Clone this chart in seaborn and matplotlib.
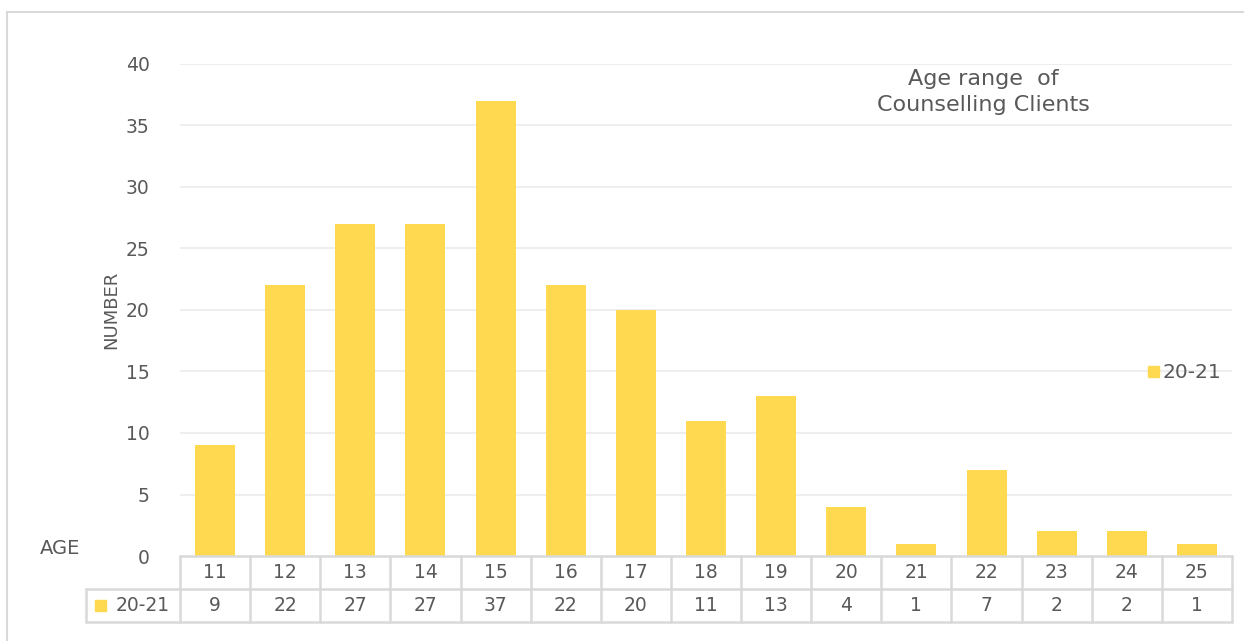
# Age range of counselling clients - bar chart with data table underneath

import matplotlib
matplotlib.use("Agg")

import pandas as pd
import matplotlib.pyplot as plt
import seaborn as sns
from matplotlib.patches import Rectangle

ages = ["11", "12", "13", "14", "15", "16", "17", "18", "19", "20", "21", "22", "23", "24", "25"]
clients_2021 = [9, 22, 27, 27, 37, 22, 20, 11, 13, 4, 1, 7, 2, 2, 1]
series_name = "20-21"
y_ticks = [0, 5, 10, 15, 20, 25, 30, 35, 40]

BAR_COLOR = "#FFD94F"
TEXT_COLOR = "#595959"
GRID_COLOR = "#EEEEEE"
TABLE_COLOR = "#D9D9D9"

df = pd.DataFrame({"age": ages, "count": clients_2021})

sns.set_theme(style="white")
plt.rcParams["font.family"] = ["DejaVu Sans"]

fig = plt.figure(figsize=(12.44, 6.41), dpi=100)
ax = fig.add_axes([180 / 1244, 1 - 556 / 641, 1052 / 1244, 492 / 641])

sns.barplot(data=df, x="age", y="count", color=BAR_COLOR, width=0.57,
            saturation=1, linewidth=0, ax=ax)

ax.set_ylim(0, 40)
ax.set_xlim(-0.5, len(ages) - 0.5)
ax.set_yticks(y_ticks)
ax.set_yticklabels([str(t) for t in y_ticks], fontsize=13.5, color=TEXT_COLOR)
ax.tick_params(axis="y", length=0, pad=22)
ax.set_xticks([])
ax.set_xlabel("")
ax.set_ylabel("NUMBER", fontsize=13, color=TEXT_COLOR)
ax.yaxis.set_label_coords(-60 / 1052, 0.5)

for t in y_ticks[1:]:
    ax.axhline(t, color=GRID_COLOR, lw=1.5, zorder=0)
ax.set_axisbelow(True)
for side in ["top", "right", "left", "bottom"]:
    ax.spines[side].set_visible(False)

# data table below the axis, drawn in (data x, axes y) coordinates
trans = ax.get_xaxis_transform()
row_h = 33 / 492
n = len(ages)
line_kw = dict(color=TABLE_COLOR, lw=1.8, transform=trans, clip_on=False)
head_left = -0.5 - 94 / 70

ax.plot([-0.5, n - 0.5], [0, 0], **line_kw)
ax.plot([head_left, n - 0.5], [-row_h, -row_h], **line_kw)
ax.plot([head_left, n - 0.5], [-2 * row_h, -2 * row_h], **line_kw)
ax.plot([head_left, head_left], [-row_h, -2 * row_h], **line_kw)
for i in range(n + 1):
    ax.plot([i - 0.5, i - 0.5], [0, -2 * row_h], **line_kw)

for i, (age, val) in enumerate(zip(ages, clients_2021)):
    ax.text(i, -row_h / 2, age, transform=trans, ha="center", va="center",
            fontsize=13.5, color=TEXT_COLOR)
    ax.text(i, -1.5 * row_h, str(val), transform=trans, ha="center", va="center",
            fontsize=13.5, color=TEXT_COLOR)

# legend key inside the table header cell
ax.add_patch(Rectangle((-0.5 - 85 / 70, -1.5 * row_h - 5.5 / 492), 11 / 70, 11 / 492,
                       transform=trans, color=BAR_COLOR, clip_on=False))
ax.text(-0.5 - 10 / 70, -1.5 * row_h, series_name, transform=trans, ha="right",
        va="center", fontsize=13.5, color=TEXT_COLOR)

fig.text(40 / 1244, 1 - 548 / 641, "AGE", fontsize=14, color=TEXT_COLOR,
         ha="left", va="center")

# series legend on the right
fig.patches.append(Rectangle((1148 / 1244, 1 - 377 / 641), 11 / 1244, 11 / 641,
                             transform=fig.transFigure, color=BAR_COLOR))
fig.text(1163 / 1244, 1 - 372 / 641, series_name, fontsize=14.5, color=TEXT_COLOR,
         ha="left", va="center")

fig.text(983 / 1244, 1 - 92 / 641, "Age range  of\nCounselling Clients",
         fontsize=16, color=TEXT_COLOR, ha="center", va="center",
         linespacing=1.4)

# outer chart border
fig.patches.append(Rectangle((7 / 1244, -0.01), 1.02, 1 - 12 / 641 + 0.01,
                             transform=fig.transFigure, fill=False,
                             edgecolor=TABLE_COLOR, lw=1.5))

fig.savefig("out.png", dpi=100)
plt.close(fig)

- [Set exercise] Take the material above from its first line through the line holding "y_ticks = [0, 5, 10, 15, 20, 25, 30, 35, 40]" and set it down exactly, without the pictures.

- [Problem solution]
Clone this chart in seaborn and matplotlib.
# Age range of counselling clients - bar chart with data table underneath

import matplotlib
matplotlib.use("Agg")

import pandas as pd
import matplotlib.pyplot as plt
import seaborn as sns
from matplotlib.patches import Rectangle

ages = ["11", "12", "13", "14", "15", "16", "17", "18", "19", "20", "21", "22", "23", "24", "25"]
clients_2021 = [9, 22, 27, 27, 37, 22, 20, 11, 13, 4, 1, 7, 2, 2, 1]
series_name = "20-21"
y_ticks = [0, 5, 10, 15, 20, 25, 30, 35, 40]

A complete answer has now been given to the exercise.